Starbucks Corporation (NASDAQ:SBUX) is trading at $73.70 as of this writing and is down almost 7% since the end of 2013. Does this present a buying opportunity for long-term investors?. This article presents a few reasons why Starbucks is getting interesting. Let us get into the details.
Nearing All Time High Yield: As shown in the chart below, Starbucks' current yield of 1.40% is more than its average yield of 1.25%. The highest yield level of 1.56% is not far off either. Obviously Starbucks is still in its infancy when it comes to paying dividends but before you laugh at the paltry 1.40% yield, take a look at the section below.
Scorching Dividend Growth:
- Since dividend initiation in 2010, Starbucks has increased dividends every single year.
- The average dividend growth rate stands at 32% as the table below shows.
- The table below assumes the dividend payments for the 4 quarters in 2014 as 26 cents for the first 3 quarters and 30 cents for the last quarter. That means an assumed dividend growth of 15% when the company announces its new dividend in October/November 2014.
- Given the room in payout ratio and free cash flow, investors can expect the dividend growth rate to be near 20% for the next few years.
(Source: Data from Yahoo Finance)
Trailing Earnings and Free Cash Flow:
- No, Starbucks is not paying a dividend of $1.02 when it is only earning 15 cents. And a big no, if you are worried about the company's sustainable earnings.
- The "official" earning per share took a severe beating due to the charges associated with the litigation settlement with Mondelez International (NASDAQ:MDLZ).
- If we look at "regular" earnings through day to day operations, the last four quarterly EPS were 51 cents, 55 cents, 63 cents, and 71 cents. That brings the trailing twelve months earnings per share to $2.40. The payout ratio based on this number is 42%.
- Outstanding shares count is at 755 million and current quarterly dividend per share is 26 cents. That means a quarterly dividend commitment of $196 million.
- Even taking the recent litigation charges into account, the five year quarterly average free cash flow stands at $187 million.
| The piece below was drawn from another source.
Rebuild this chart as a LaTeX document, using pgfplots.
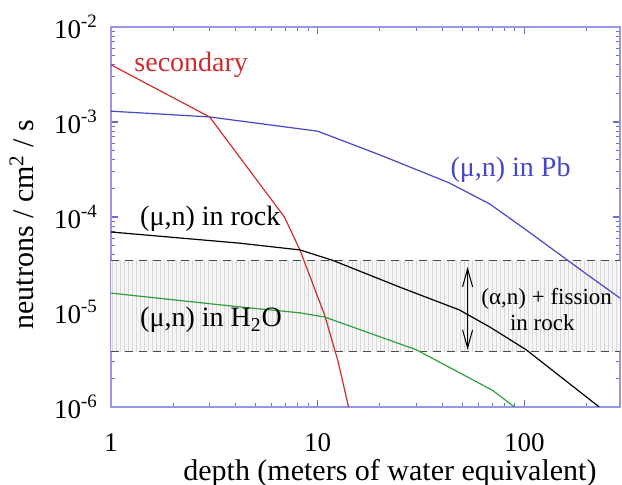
\documentclass[border=0pt]{standalone}
\usepackage{fontspec}
\setmainfont{Liberation Serif}
\usepackage{pgfplots}
\pgfplotsset{compat=1.18}
\usetikzlibrary{patterns.meta,arrows.meta}
\definecolor{frameblue}{RGB}{150,150,230}
\definecolor{tickblue}{RGB}{110,110,200}
\definecolor{secred}{RGB}{205,45,45}
\definecolor{pbblue}{RGB}{70,70,200}
\definecolor{h2ogreen}{RGB}{45,160,60}

\begin{document}
\begin{tikzpicture}
\begin{axis}[
    name=ax,
    scale only axis,
    width=254.5pt, height=190pt,
    xmode=log, ymode=log,
    xmin=1, xmax=290, ymin=1e-6, ymax=1e-2,
    axis line style={frameblue, line width=0.7pt},
    major tick style={draw=tickblue, line width=0.6pt},
    minor tick style={draw=tickblue, line width=0.5pt},
    major tick length=3.5pt, minor tick length=2pt,
    xtick={1,10,100}, xticklabels={1,10,100},
    minor xtick={2,3,4,5,6,7,8,9,20,30,40,50,60,70,80,90,200},
    ytick={1e-6,1e-5,1e-4,1e-3,1e-2},
    minor ytick={2e-6,3e-6,4e-6,5e-6,6e-6,7e-6,8e-6,9e-6,
                 2e-5,3e-5,4e-5,5e-5,6e-5,7e-5,8e-5,9e-5,
                 2e-4,3e-4,4e-4,5e-4,6e-4,7e-4,8e-4,9e-4,
                 2e-3,3e-3,4e-3,5e-3,6e-3,7e-3,8e-3,9e-3},
    yticklabels={10\textsuperscript{-6},10\textsuperscript{-5},10\textsuperscript{-4},10\textsuperscript{-3},10\textsuperscript{-2}},
    tick label style={font=\fontsize{13.5}{15}\selectfont},
    xticklabel style={anchor=base, inner sep=0pt, yshift=-22.5pt},
    yticklabel style={xshift=-3pt},
    xlabel={depth (meters of water equivalent)},
    ylabel={neutrons / cm\textsuperscript{2} / s},
    label style={font=\fontsize{15}{18}\selectfont},
    xlabel style={at={(axis description cs:0.548,0)}, anchor=base, inner sep=0pt, yshift=-37pt},
    ylabel style={at={(axis description cs:-0.175,0.48)}, anchor=center},
]
% shaded band: (alpha,n) + fission in rock
\addplot[draw=none, fill=gray!7,
    postaction={pattern={Lines[angle=90,distance=2pt,line width=0.5pt]}, pattern color=gray!30}]
    coordinates {(1,3.5e-5) (290,3.5e-5) (290,3.8e-6) (1,3.8e-6)} -- cycle;
\addplot[black!70, line width=0.5pt, dash pattern=on 4pt off 3pt] coordinates {(1,3.5e-5) (290,3.5e-5)};
\addplot[black!70, line width=0.5pt, dash pattern=on 4pt off 3pt] coordinates {(1,3.8e-6) (290,3.8e-6)};

% (mu,n) in Pb
\addplot[pbblue, line width=0.6pt] coordinates {
(1,1.3e-3) (3,1.13e-3) (10,8e-4) (20,4.5e-4) (43,2.3e-4) (68,1.37e-4) (102,7.3e-5) (200,2.5e-5) (290,1.4e-5)};
% secondary
\addplot[secred, line width=0.6pt] coordinates {
(1,4e-3) (3,1.13e-3) (6.9,1e-4) (8.2,4.5e-5) (10.8,9.3e-6) (12.5,3.1e-6) (14.1,1e-6)};
% (mu,n) in rock
\addplot[black, line width=0.6pt] coordinates {
(1,6.95e-5) (4.2,5.3e-5) (8.2,4.5e-5) (11.8,3.5e-5) (24.9,1.83e-5) (48.5,1.05e-5) (68,6.95e-6) (102,4.0e-6) (230,1e-6)};
% (mu,n) in H2O
\addplot[h2ogreen, line width=0.6pt] coordinates {
(1,1.58e-5) (4.2,1.13e-5) (8.2,9.8e-6) (10.8,8.85e-6) (30,4e-6) (70,1.5e-6) (89.5,1e-6)};

\node[anchor=base west, text=secred, font=\fontsize{14}{16}\selectfont] at (axis cs:1.2,3.44e-3) {secondary};
\node[anchor=base west, text=pbblue, font=\fontsize{14}{16}\selectfont] at (axis cs:40.6,2.64e-4) {(μ,n) in Pb};
\node[anchor=base west, font=\fontsize{14}{16}\selectfont] at (axis cs:1.28,8.2e-5) {(μ,n) in rock};
\node[anchor=base west, font=\fontsize{14}{16}\selectfont] at (axis cs:1.28,6.95e-6) {(μ,n) in H\textsubscript{2}O};
\node[anchor=base west, font=\fontsize{11.5}{13}\selectfont] at (axis cs:57.3,1.19e-5) {(α,n) + fission};
\node[anchor=base, font=\fontsize{11.5}{13}\selectfont] at (axis cs:122,6.45e-6) {in rock};
\draw[black, line width=0.5pt, {Straight Barb[length=9pt,width=5pt]}-{Straight Barb[length=9pt,width=5pt]}]
    (axis cs:53.1,2.98e-5) -- (axis cs:53.1,4e-6);
\end{axis}
\pgfresetboundingbox
\path ([shift={(-55.5pt,-39pt)}]ax.south west) rectangle ([shift={(1pt,13.5pt)}]ax.north east);
\end{tikzpicture}
\end{document}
In other words, the dividend is sufficiently covered by regular free cash flow. Investors must also remember that since the company is still striving for growth, the expenses are on the high side.
- 28 analysts on Yahoo Finance have an average price target of $88, which represents nearly 20% upside from here.
- Marketwatch.com lists a similar price target from same number of analysts.
- Trefis.com has a price target equal to the current market price.
- The table below shows what the 5 year yield on cost would look like if Starbucks increases dividends at 10% per year, which is much lower than the current average discussed already.
- In five years, the yield on cost is very likely to double for an investor buying today. That should also put the yield on this stock well above the market average.
- Even if we assume no growth in earnings per share, the expected 2019 annual dividend per share of $1.74 is well covered based on current EPS of $2.40.
(Source: Current share price and dividend from Yahoo Finance)
Forward Looking Analysis:
- Earnings: Earnings are estimated to grow at 20% per year for the next 5 years. This gives Starbucks a PEG of 1.3 versus the industry's 1.7.
- CEO's Vision: When Howard Schultz speaks we better listen, as he is regarded as one of the best CEOs today. He recently talked about Starbucks' target of achieving $100 billion market cap. The company plans to achieve this by tapping into the emerging markets for coffee growth and by aggressively expanding into the tea industry. The company plans to open 20 more tea stores in the U.S. by the end of fiscal 2014.
- Beer and Wine: Coffee, drinks, and money. Can it get any better? Starbucks is rolling out beer and wine throughout its stores in the U.S. This is coming after the company strategically tested this concept in a few important locations, like Chicago and Atlanta. Even though it is too early to put in a specific target for this section, this move should ease investors' concerns about the company's over-reliance on coffee.
Conclusion: Starbucks is a bit attractive here but this is not to suggest going full steam. Consider buying on dips to $70 and below for two reasons: a) The stock has bounced up from the $70 level multiple times in the last two years. b) The yield will get much closer to 2% based on the dividend increase (30 cents/quarter) expected towards the end of 2014.
If you are looking for stocks that have current yield, dividend growth, and capital growth potential, you are not going to find too many better alternatives. With McDonald's Corporation's (NYSE:MCD) future being repeatedly questioned, Starbucks might present a nice alternative for investors in the food services sector.
Disclosure: I am long MCD. I wrote this article myself, and it expresses my own opinions. I am not receiving compensation for it (other than from Seeking Alpha). I have no business relationship with any company whose stock is mentioned in this article.